Although some Senate Republicans have expressed interest in extending the 10-year budget window under reconciliation to simplify revenue-neutral tax reform, several stakeholders who spoke to Tax Analysts May 11 questioned the move.
Without precedent and a high level of confidence in Congressional Budget Office projections beyond 10 years, switching from a 10-year to a 20-year budget window is more about “exploiting budget rules to make it easier to cut taxes and not providing better information to policymakers,” said Ed Lorenzen, senior adviser for the Committee for a Responsible Federal Budget. Lorenzen suggested that extending the budget window could make tax reform easier by reducing the restrictions under reconciliation rules.
Senate rules require that legislation approved under reconciliation not have a budgetary effect outside a 10-year time frame. An early proponent of extending that time frame was Senate Finance Committee member Patrick J. Toomey, R-Pa., who recently argued in a Bloomberg View opinion piece that while “Congress has traditionally used a 10-year time frame . . . nothing in the law prevents us from using a 20- or even 30-year time frame.”
In an email, Lorenzen explained, “If Congress passed a budget resolution with a 20-year budget window and reconciliation instructions for tax reform, it could in theory pass tax reform that reduces revenues, increases the deficit, and avoids violating the Byrd rule by having the tax cuts sunset after 20 years instead of being required to have them sunset after 10 years (or shorter depending on specifics such as [the] corporate rate cut, which has revenue losses for years later).”
One GOP tax aide told Tax Analysts that Republicans intend to pass 10-year tax legislation through reconciliation, rather than by means of a timing extension.
Describing the potential flexibility, Senate Budget Committee Chair Michael B. Enzi, R-Wyo., said the budget reconciliation period does not have to be 10 years, and even suggested it could be as short as one year. He added that lawmakers can take action on tax reform using the fiscal 2017 reconciliation legislation until the fiscal 2018 budget resolution is agreed to by a House and Senate conference.
Senate Finance Committee member Mike Crapo, R-Idaho, expressed interest in learning whether an extension would help lawmakers draft revenue-neutral tax reform legislation, but said he has to examine how they would go about doing that.
"I'm open to looking at every option that we have, so in that sense, yes; but I don't want to create the impression it's something that I'm looking to try and get [done]," Crapo said.

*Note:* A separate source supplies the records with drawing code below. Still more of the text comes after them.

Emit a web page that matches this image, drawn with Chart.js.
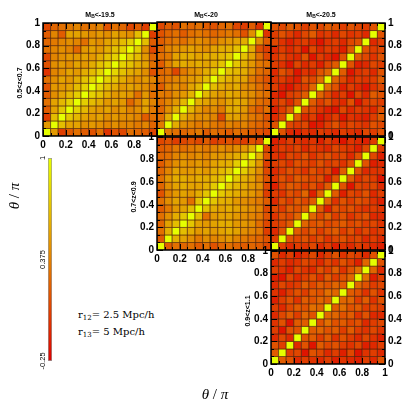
<!DOCTYPE html>
<html><head><meta charset="utf-8">
<script src="https://cdn.jsdelivr.net/npm/chart.js@4.4.0/dist/chart.umd.min.js"></script>
<style>
html,body{margin:0;padding:0;background:#fff;width:407px;height:407px;overflow:hidden}
#wrap{position:relative;width:407px;height:407px}
canvas{position:absolute}
.t{position:absolute;white-space:nowrap;font-family:"Liberation Sans",Arial,sans-serif;color:#000;line-height:1}
.rot{transform:translate(-50%,-50%) rotate(-90deg)}
.ctr{transform:translate(-50%,-50%)}
sub{font-size:70%;vertical-align:-0.25em;line-height:0}
</style></head><body><div id="wrap"></div>
<script>
// ---- data ----
const gridCells = 15;
const axisTicks = [0, 0.2, 0.4, 0.6, 0.8, 1];
const colorMin = -0.25, colorMax = 1;
const colorbarTicks = [-0.25, 0.375, 1];
const colorbarTickLabels = ['-0.25', '0.375', '1'];
const magnitudeTitles = ['-19.5', '-20', '-20.5'];
const redshiftLabels = ['0.5<z<0.7', '0.7<z<0.9', '0.9<z<1.1'];
const scaleTexts = [['12', '= 2.5 Mpc/h'], ['13', '= 5 Mpc/h']];

// lower triangles: row i holds correlation with columns 0..i-1 (diagonal = 1)
const corrM195z06 = [
 [0.5],
 [0.05,0.68],
 [0.2,0.55,0.73],
 [0.3,0.55,0.65,0.78],
 [0.2,0.45,0.55,0.65,0.76],
 [0.15,0.5,0.5,0.55,0.67,0.78],
 [0.3,0.45,0.55,0.5,0.6,0.7,0.8],
 [0.0,0.4,0.45,0.55,0.5,0.6,0.67,0.78],
 [0.15,0.45,0.5,0.45,0.55,0.5,0.6,0.7,0.8],
 [0.1,0.4,0.45,0.5,0.5,0.55,0.5,0.6,0.7,0.78],
 [0.3,0.4,0.45,0.4,0.25,0.5,0.55,0.5,0.6,0.7,0.78],
 [0.25,0.35,0.4,0.45,0.4,0.3,0.5,0.45,0.55,0.6,0.67,0.76],
 [0.2,0.4,0.2,0.55,0.55,0.5,0.45,0.5,0.45,0.55,0.5,0.45,0.68],
 [0.1,0.25,0.3,0.35,0.4,0.3,0.35,0.4,0.15,0.3,0.25,0.1,0.2,0.05]
];
const corrM20z06 = [
 [0.35],
 [0.3,0.6],
 [0.25,0.45,0.62],
 [0.3,0.4,0.5,0.65],
 [0.35,0.35,0.45,0.5,0.62],
 [0.2,0.4,0.45,0.4,0.55,0.65],
 [0.3,0.35,0.4,0.45,0.5,0.55,0.68],
 [0.25,0.3,0.1,0.35,0.45,0.5,0.6,0.7],
 [0.2,0.4,0.55,0.6,0.55,0.6,0.55,0.62,0.7],
 [0.3,0.35,0.55,0.6,0.6,0.55,0.6,0.6,0.65,0.72],
 [0.25,0.4,0.45,0.5,0.55,0.5,0.45,0.55,0.6,0.62,0.7],
 [0.2,0.3,0.35,0.3,0.4,0.45,0.4,0.35,0.45,0.5,0.55,0.6],
 [0.15,0.25,0.3,0.2,0.3,0.35,0.3,0.25,0.3,0.35,0.3,0.15,0.45],
 [0.1,0.2,0.15,0.3,0.25,0.3,0.2,0.15,0.25,0.3,0.1,0.05,0.2,0.0]
];
const corrM205z06 = [
 [0.15],
 [-0.05,0.1],
 [-0.1,0.05,0.2],
 [0.0,0.1,-0.05,0.15],
 [-0.05,-0.15,0.05,0.1,0.2],
 [0.05,-0.1,-0.15,0.0,0.05,0.25],
 [0.0,0.05,-0.05,-0.1,0.15,0.1,0.3],
 [-0.05,0.15,0.05,-0.15,0.0,-0.05,0.15,0.25],
 [0.05,0.0,-0.15,0.1,-0.05,0.05,-0.1,0.1,0.2],
 [0.0,0.1,0.0,-0.05,0.15,-0.15,0.05,-0.05,-0.15,0.15],
 [-0.05,0.05,-0.05,0.05,-0.15,0.1,-0.05,0.05,0.0,-0.1,0.2],
 [0.1,0.0,-0.1,0.0,0.05,-0.05,-0.15,0.0,0.05,-0.05,0.1,0.15],
 [0.05,0.15,0.05,-0.05,0.1,0.2,0.0,0.05,-0.05,0.1,0.0,0.05,-0.05],
 [0.15,0.1,0.2,0.15,0.05,0.15,0.1,0.2,0.15,0.05,0.15,0.1,0.05,0.15]
];
const corrM20z08 = [
 [0.2],
 [0.3,0.62],
 [0.25,0.55,0.68],
 [0.3,0.45,0.6,0.72],
 [0.2,0.35,0.5,0.55,0.68],
 [0.3,0.45,0.55,0.5,0.3,0.7],
 [0.15,0.4,0.5,0.55,0.5,0.6,0.72],
 [0.25,0.45,0.55,0.6,0.55,0.55,0.62,0.74],
 [0.3,0.5,0.6,0.6,0.55,0.6,0.6,0.65,0.72],
 [0.25,0.4,0.55,0.5,0.5,0.55,0.5,0.6,0.65,0.74],
 [0.2,0.35,0.45,0.5,0.45,0.5,0.45,0.55,0.6,0.62,0.76],
 [0.25,0.3,0.4,0.45,0.4,0.45,0.4,0.5,0.5,0.55,0.6,0.72],
 [0.2,0.25,0.35,0.3,0.35,0.4,0.35,0.4,0.45,0.4,0.45,0.5,0.62],
 [0.1,0.15,0.05,0.1,0.15,0.1,0.2,0.05,0.1,0.15,0.1,0.05,0.15,0.1]
];
const corrM205z08 = [
 [0.05],
 [-0.05,0.15],
 [0.05,0.1,0.2],
 [0.0,0.15,0.1,0.25],
 [0.1,0.05,0.2,0.15,0.25],
 [-0.05,0.15,0.05,0.2,0.1,0.2],
 [0.05,0.0,0.15,0.1,0.25,-0.1,0.25],
 [-0.1,0.1,0.2,0.15,0.05,0.15,0.0,0.2],
 [0.0,0.15,0.05,0.2,0.15,0.1,0.15,-0.1,0.15],
 [-0.05,0.05,0.15,0.1,0.0,0.15,0.05,0.1,-0.15,0.2],
 [0.05,0.1,0.0,0.15,0.1,0.05,0.15,0.05,0.1,0.0,0.15],
 [0.0,-0.05,0.1,0.05,0.15,0.0,0.1,0.15,0.05,0.1,-0.05,0.15],
 [-0.05,0.05,0.0,0.1,-0.05,0.05,0.0,-0.05,0.1,0.05,0.0,-0.1,0.1],
 [-0.1,-0.05,0.05,0.0,-0.05,0.0,-0.1,0.05,-0.05,-0.15,0.0,-0.05,-0.1,0.05]
];
const corrM205z10 = [
 [0.2],
 [0.15,0.05],
 [-0.05,0.1,-0.05],
 [0.05,-0.15,0.15,0.15],
 [0.0,0.15,-0.15,0.2,0.2],
 [-0.05,0.1,0.2,0.05,0.25,0.15],
 [0.05,-0.05,0.1,0.2,0.15,0.3,0.25],
 [-0.1,0.05,0.15,0.0,0.2,0.15,0.25,0.2],
 [0.0,-0.1,0.05,0.15,0.05,0.2,0.15,0.3,0.25],
 [-0.05,0.1,0.0,0.05,0.2,0.1,0.2,0.15,0.25,0.2],
 [-0.1,-0.15,0.1,-0.05,0.05,0.15,0.0,0.2,0.05,0.15,0.25],
 [0.05,0.0,-0.1,0.1,0.0,-0.05,0.15,0.05,0.2,0.0,0.15,0.3],
 [-0.05,0.05,-0.05,0.0,0.1,0.05,-0.05,0.1,0.0,0.15,0.05,-0.1,0.25],
 [0.15,-0.05,0.05,-0.1,0.0,0.1,-0.05,0.05,0.15,0.0,0.1,0.05,-0.05,0.15]
];

// ---- layout ----
const PANEL = 114, LW = 30, RW = 30, TP = 8, BH = 18;
const panels = [
 {tri: corrM195z06, left: 43,  top: 22,  L: true,  R: false, B: true,  hideLast: true},
 {tri: corrM20z06,  left: 157, top: 22,  L: false, R: false, B: false, hideLast: true},
 {tri: corrM205z06, left: 271, top: 22,  L: false, R: true,  B: false, hideLast: true},
 {tri: corrM20z08,  left: 157, top: 136, L: true,  R: false, B: true,  hideLast: true},
 {tri: corrM205z08, left: 271, top: 136, L: false, R: true,  B: false, hideLast: true},
 {tri: corrM205z10, left: 271, top: 250, L: true,  R: true,  B: true,  hideLast: false}
];

function heat(v){
  let t = (v - colorMin) / (colorMax - colorMin);
  t = Math.max(0, Math.min(1, t));
  const r = Math.round(222 + 8 * t), g = Math.round(255 * t);
  return 'rgb(' + r + ',' + g + ',0)';
}
function cellValue(tri, i, j){
  if (i === j) return 1;
  return i > j ? tri[i - 1][j] : tri[j - 1][i];
}
const fmt = v => String(Math.round(v * 10) / 10);
const tickFont = {family: '"Liberation Sans", Arial, sans-serif', size: 10, weight: 'bold'};

const frame = {id: 'frame', afterDatasetsDraw(chart){
  const {ctx, chartArea: a, scales: {x, y}} = chart;
  ctx.save();
  ctx.strokeStyle = '#000'; ctx.lineWidth = 1;
  ctx.beginPath();
  for (let k = 0; k <= gridCells; k++){
    const v = k / gridCells, L = (k % 3 === 0) ? 6 : 3;
    const px = Math.round(x.getPixelForValue(v)) + 0.5, py = Math.round(y.getPixelForValue(v)) + 0.5;
    ctx.moveTo(px, a.bottom); ctx.lineTo(px, a.bottom - L);
    ctx.moveTo(px, a.top); ctx.lineTo(px, a.top + L);
    ctx.moveTo(a.left, py); ctx.lineTo(a.left + L, py);
    ctx.moveTo(a.right, py); ctx.lineTo(a.right - L, py);
  }
  ctx.stroke();
  ctx.lineWidth = 1.5;
  ctx.strokeRect(a.left, a.top, a.right - a.left, a.bottom - a.top);
  ctx.restore();
}};

const wrap = document.getElementById('wrap');
function addCanvas(left, top, w, h){
  const c = document.createElement('canvas');
  c.width = w; c.height = h;
  c.style.left = left + 'px'; c.style.top = top + 'px';
  c.style.width = w + 'px'; c.style.height = h + 'px';
  wrap.appendChild(c);
  return c;
}

panels.forEach(p => {
  const pts = [];
  for (let i = 0; i < gridCells; i++)
    for (let j = 0; j < gridCells; j++)
      pts.push({x: (j + 0.5) / gridCells, y: (i + 0.5) / gridCells, v: cellValue(p.tri, i, j)});
  const cv = addCanvas(p.left - LW, p.top - TP, LW + PANEL + RW, TP + PANEL + BH);
  const yTicks = show => ({display: show, stepSize: 0.2, padding: 3, color: '#000', font: tickFont, callback: fmt});
  new Chart(cv, {
    type: 'scatter',
    data: {datasets: [{
      data: pts,
      pointStyle: 'rect',
      pointRadius: c => {
        const s = c.chart.scales.x;
        return Math.abs(s.getPixelForValue(1 / gridCells) - s.getPixelForValue(0)) / Math.SQRT2;
      },
      backgroundColor: c => heat(c.raw ? c.raw.v : 0),
      borderColor: 'rgba(70,25,0,0.7)',
      borderWidth: 0.8
    }]},
    options: {
      responsive: false, animation: false, events: [],
      layout: {padding: {top: TP, left: 0, right: 0, bottom: 0}},
      plugins: {legend: {display: false}, tooltip: {enabled: false}},
      scales: {
        x: {type: 'linear', min: 0, max: 1, position: 'bottom',
            afterFit: s => { s.height = BH; },
            afterBuildTicks: s => { s.ticks = axisTicks.map(v => ({value: v})); },
            grid: {display: false, drawTicks: false}, border: {display: false},
            ticks: {display: p.B, padding: 3, maxRotation: 0, autoSkip: false, color: '#000', font: tickFont,
                    callback: v => (p.hideLast && v === 1) ? '' : fmt(v)}},
        y: {type: 'linear', min: 0, max: 1, position: 'left',
            afterFit: s => { s.width = LW; },
            afterBuildTicks: s => { s.ticks = axisTicks.map(v => ({value: v})); },
            grid: {display: false, drawTicks: false}, border: {display: false}, ticks: yTicks(p.L)},
        y2: {type: 'linear', min: 0, max: 1, position: 'right',
            afterFit: s => { s.width = RW; },
            afterBuildTicks: s => { s.ticks = axisTicks.map(v => ({value: v})); },
            grid: {display: false, drawTicks: false}, border: {display: false}, ticks: yTicks(p.R)}
      }
    },
    plugins: [frame]
  });
});

// ---- colour bar ----
const cbLabels = {id: 'cbLabels', afterDraw(chart){
  const {ctx, chartArea: a, scales: {y}} = chart;
  ctx.save();
  ctx.fillStyle = '#000';
  ctx.font = '7.5px "Liberation Sans", Arial, sans-serif';
  ctx.textAlign = 'center'; ctx.textBaseline = 'middle';
  colorbarTicks.forEach((v, k) => {
    ctx.save();
    ctx.translate(a.left - 5.5, y.getPixelForValue(v));
    ctx.rotate(-Math.PI / 2);
    ctx.fillText(colorbarTickLabels[k], 0, 0);
    ctx.restore();
  });
  ctx.restore();
}};
const cbc = addCanvas(30, 150, 30, 220);
new Chart(cbc, {
  type: 'bar',
  data: {labels: [''], datasets: [{
    data: [[colorMin, colorMax]],
    backgroundColor: c => {
      const a = c.chart.chartArea;
      if (!a) return heat(0.375);
      const g = c.chart.ctx.createLinearGradient(0, a.bottom, 0, a.top);
      for (let k = 0; k <= 10; k++) g.addColorStop(k / 10, heat(colorMin + (colorMax - colorMin) * k / 10));
      return g;
    },
    borderColor: '#999', borderWidth: 1, borderSkipped: false,
    barPercentage: 1, categoryPercentage: 1
  }]},
  options: {
    responsive: false, animation: false, events: [],
    layout: {padding: {left: 18, right: 8, top: 8, bottom: 9}},
    plugins: {legend: {display: false}, tooltip: {enabled: false}},
    scales: {x: {display: false}, y: {display: false, min: colorMin, max: colorMax}}
  },
  plugins: [cbLabels]
});

// ---- texts ----
function addText(html, x, y, cls, style){
  const d = document.createElement('div');
  d.className = 't ' + cls;
  d.innerHTML = html;
  d.style.left = x + 'px'; d.style.top = y + 'px';
  Object.assign(d.style, style || {});
  wrap.appendChild(d);
}
const esc = s => s.replace(/</g, '&lt;');
const titleX = [100, 206, 321];
magnitudeTitles.forEach((m, k) => addText('M<sub>B</sub>' + esc('<' + m), titleX[k], 14, 'ctr', {fontSize: '7px', fontWeight: 'bold'}));
redshiftLabels.forEach((z, k) => addText(esc(z), [19, 133, 247][k], [83, 197, 311][k], 'rot', {fontSize: '7px', fontWeight: 'bold'}));
addText('<i>θ</i> / <i>π</i>', 14, 196, 'rot', {fontFamily: '"Liberation Serif", serif', fontSize: '15px'});
addText('<i>θ</i> / <i>π</i>', 215, 394, 'ctr', {fontFamily: '"Liberation Serif", serif', fontSize: '15px'});
scaleTexts.forEach((s, k) => addText('r<sub>' + s[0] + '</sub>' + s[1], 78, [310, 327][k], '', {fontFamily: '"DejaVu Serif", serif', fontSize: '10px'}));
</script>
</body></html>
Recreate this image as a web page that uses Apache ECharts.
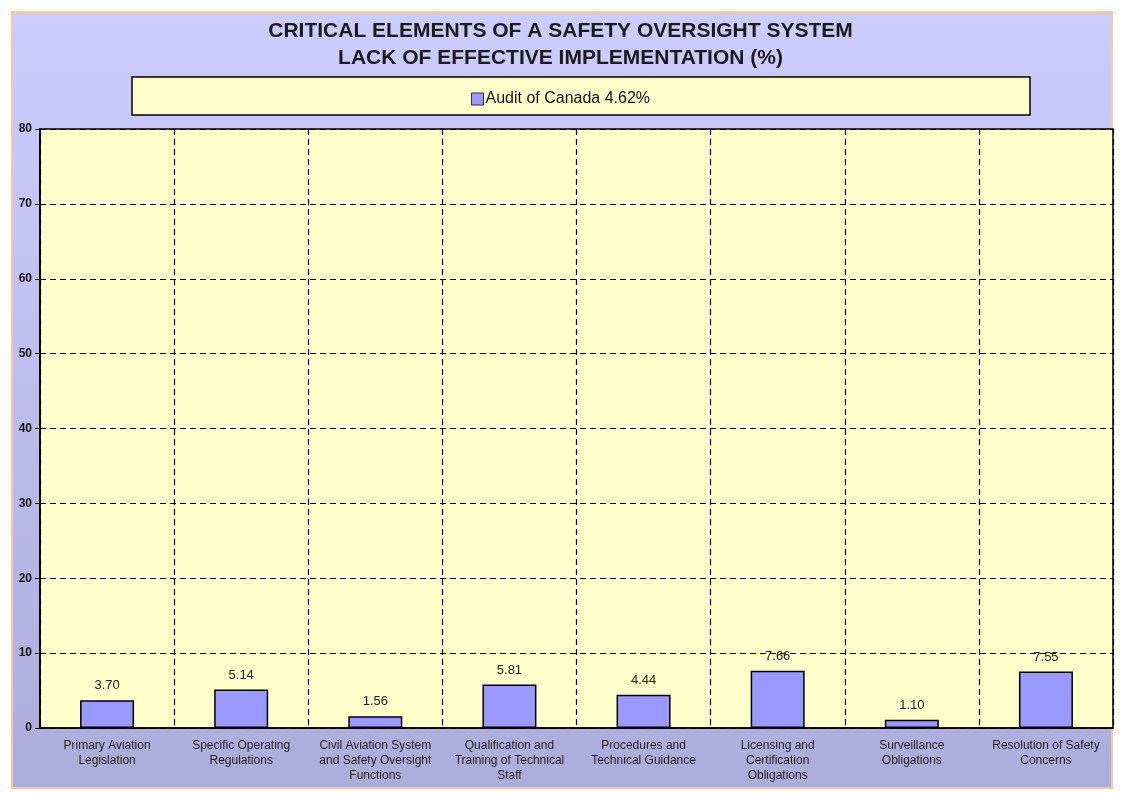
<!DOCTYPE html>
<html>
<head>
<meta charset="utf-8">
<script src="https://cdn.jsdelivr.net/npm/echarts@6/dist/echarts.min.js"></script>
<style>
  html, body { margin: 0; padding: 0; background: #fff; }
  #chart { width: 1121px; height: 793px; }
</style>
</head>
<body>
<div id="chart"></div>
<script>
// chart data
const categories = [
  'Primary Aviation\nLegislation',
  'Specific Operating\nRegulations',
  'Civil Aviation System\nand Safety Oversight\nFunctions',
  'Qualification and\nTraining of Technical\nStaff',
  'Procedures and\nTechnical Guidance',
  'Licensing and\nCertification\nObligations',
  'Surveillance\nObligations',
  'Resolution of Safety\nConcerns'
]
const seriesName = 'Audit of Canada 4.62%'
const values = [3.70, 5.14, 1.56, 5.81, 4.44, 7.66, 1.10, 7.55]
const titleLines = [
  'CRITICAL ELEMENTS OF A SAFETY OVERSIGHT SYSTEM',
  'LACK OF EFFECTIVE IMPLEMENTATION (%)'
]

let dom = echarts.init(document.getElementById('chart'))
let option = {
  backgroundColor: '#ffffff',
  animation: false,
  textStyle: { fontFamily: 'Liberation Sans, Arial, sans-serif' },
  graphic: [
    {
      type: 'rect',
      z: -10,
      shape: { x: 12, y: 12, width: 1100, height: 776 },
      style: {
        fill: {
          type: 'linear', x: 0, y: 0, x2: 0, y2: 1,
          colorStops: [
            { offset: 0, color: '#ccccff' },
            { offset: 1, color: '#adaddc' }
          ]
        },
        stroke: '#f8c8a0',
        lineWidth: 2
      }
    },
    {
      // legend frame
      type: 'rect',
      z: -5,
      shape: { x: 132, y: 77, width: 898, height: 38 },
      style: { fill: '#ffffcc', stroke: '#000', lineWidth: 1.5 }
    }
  ],
  title: {
    text: titleLines.join('\n'),
    left: 'center',
    top: 13,
    textStyle: {
      fontSize: 21,
      fontWeight: 'bold',
      color: '#1a1a1a',
      lineHeight: 27,
      fontFamily: 'Liberation Sans, Arial, sans-serif'
    }
  },
  legend: {
    data: [seriesName],
    left: 'center',
    top: 86,
    icon: 'rect',
    itemWidth: 12,
    itemHeight: 12,
    itemGap: 4,
    textStyle: { fontSize: 16, color: '#111', padding: [0, 0, 0, -3] },
    itemStyle: { borderColor: '#333', borderWidth: 1 }
  },
  grid: {
    left: 40,
    right: 8,
    top: 129,
    bottom: 65,
    show: true,
    backgroundColor: '#ffffcc',
    borderColor: '#000',
    borderWidth: 1.5
  },
  xAxis: {
    type: 'category',
    data: categories,
    axisLine: { lineStyle: { color: '#000', width: 1.5 } },
    axisTick: { show: false },
    axisLabel: {
      fontSize: 12,
      color: '#222',
      lineHeight: 15,
      margin: 10,
      interval: 0
    },
    splitLine: {
      show: true,
      lineStyle: { color: '#000', type: [6, 4], width: 1.2 }
    }
  },
  yAxis: {
    type: 'value',
    min: 0,
    max: 80,
    interval: 10,
    axisLine: { show: true, lineStyle: { color: '#000', width: 1.5 } },
    axisTick: { show: true, length: 5, lineStyle: { color: '#000' } },
    axisLabel: { fontSize: 12, fontWeight: 'bold', color: '#111', margin: 8 },
    splitLine: {
      show: true,
      lineStyle: { color: '#000', type: [6, 4], width: 1.2 }
    }
  },
  series: [{
    name: seriesName,
    type: 'bar',
    data: values,
    barWidth: 54,
    itemStyle: { color: '#9999ff', borderColor: '#000', borderWidth: 1.5 },
    label: {
      show: true,
      position: 'top',
      distance: 8,
      fontSize: 13,
      color: '#222',
      formatter: p => p.value.toFixed(2)
    }
  }]
}
dom.setOption(option)
</script>
</body>
</html>
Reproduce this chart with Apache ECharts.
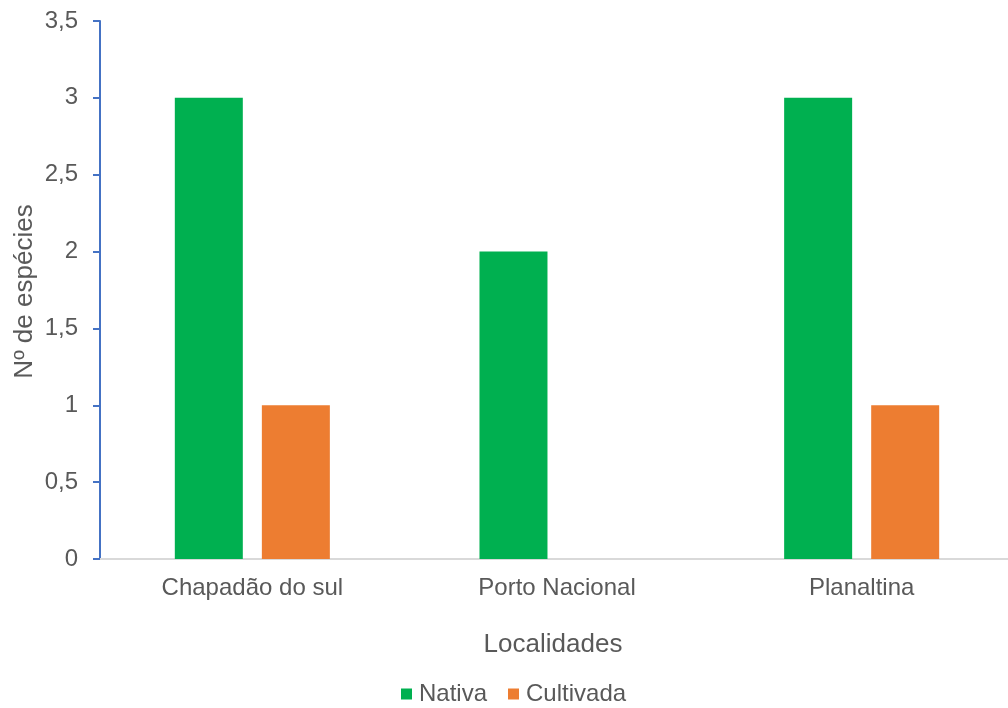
<!DOCTYPE html>
<html><head><meta charset="utf-8">
<script src="https://cdn.jsdelivr.net/npm/echarts@6/dist/echarts.min.js"></script>
<style>html,body{margin:0;padding:0;background:#fff}#c{width:1008px;height:708px}</style>
</head><body><div id="c"></div>
<script>
const categories = ['Chapadão do sul', 'Porto Nacional', 'Planaltina'];
const nativa = [3, 2, 3];
const cultivada = [1, 0, 1];
const yTicks = [0, 0.5, 1, 1.5, 2, 2.5, 3, 3.5];

const font = 'Liberation Sans, Arial, sans-serif';
const chart = echarts.init(document.getElementById('c'));
chart.setOption({
  animation: false,
  textStyle: { fontFamily: font },
  grid: { left: 100, right: -6, top: 21, bottom: 149, containLabel: false, outerBoundsMode: 'none' },
  legend: {
    bottom: -3, left: 396, itemWidth: 11, itemHeight: 11, itemGap: 21,
    icon: 'rect',
    textStyle: { fontSize: 24, color: '#595959', fontFamily: font, padding: [0, 0, 0, 2] },
    data: ['Nativa', 'Cultivada']
  },
  xAxis: {
    type: 'category', data: categories,
    name: 'Localidades', nameLocation: 'middle', nameGap: 73,
    nameTextStyle: { fontSize: 26, color: '#595959', fontFamily: font, padding: [0, 8, 0, 0] },
    axisLine: { lineStyle: { color: '#d9d9d9', width: 2 } },
    axisTick: { show: false },
    axisLabel: { fontSize: 24, color: '#595959', margin: 17, fontFamily: font }
  },
  yAxis: {
    type: 'value', min: 0, max: 3.5, interval: 0.5,
    name: 'Nº de espécies', nameLocation: 'middle', nameGap: 62, nameRotate: 90,
    nameMoveOverlap: false,
    nameTextStyle: { fontSize: 26, color: '#595959', fontFamily: font, padding: [0, 3, 0, 0] },
    axisLine: { show: true, lineStyle: { color: '#4472C4', width: 2 } },
    axisTick: { show: true, length: 7, lineStyle: { color: '#4472C4', width: 2 } },
    splitLine: { show: false },
    axisLabel: {
      fontSize: 24, color: '#595959', margin: 22, fontFamily: font,
      formatter: v => String(v).replace('.', ',')
    }
  },
  series: [
    { name: 'Nativa', type: 'bar', data: nativa, barWidth: 68, barGap: '28%', itemStyle: { color: '#00B050' } },
    { name: 'Cultivada', type: 'bar', data: cultivada, barWidth: 68, itemStyle: { color: '#ED7D31' } }
  ]
});
</script></body></html>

Lorenzen described the mechanics on how it might be achieved, saying, “Depending on the details of tax reform, a plan could result in a significant revenue loss in the first few years that gradually diminishes and then becomes revenue-positive several years in the future.” He said that would be feasible under the House Republican tax reform blueprint because it includes provisions such as expensing, which has a “large near-term revenue reduction that diminishes very little over time,” and the elimination of interest deductibility, which “raises very little up front, but a lot more over time.”
But while the budget window is a useful mechanism to make tax reform easier through the budget reconciliation process, it remains hypothetical, Lorenzen said. And changing the window does nothing for rules already in place, referred to as “pay as you go” rules, which require that legislation be deficit-neutral over five- and 10-year windows, he said.
“Those rules would not be changed by a budget resolution using a 20-year window," Lorenzen said. “Ironically, many Republicans have criticized [pay as you go] for only requiring deficit neutrality over five and 10 years, because it allows legislation which increases the deficit now offset by savings several years in the future. Using a 20-year window for tax reform would make that problem worse.”
A couple of Senate Finance Committee Democrats were unsurprised that Republicans were considering the move, but they explained that GOP taxwriters have already committed to passing tax reform legislation using budget reconciliation rules.
Senate Finance Committee member Sherrod Brown, D-Ohio, said that opening the budget window to more than 10 years could be a way to manipulate long-standing Senate rules. "I think they know they can't get anything done partly because of their ineptitude, partly because of their extremism, and there are no efforts to work with us, so they're trying to figure out other ways," Brown said.
Senate Finance Committee member Robert Menendez, D-N.J., similarly considered the idea irresponsible. "I'm not a big fan of that," he said, calling the potential move "incredible dynamic scoring" and an exercise in fiscal irresponsibility. Menendez added he was unaware of any precedent for budget forecasting beyond a decade.
The governing law, the Budget Act of 1974, forbids a relevant tax bill from increasing the deficit beyond the time frame contemplated in the enabling budget resolution. But it does not limit the duration of that time frame.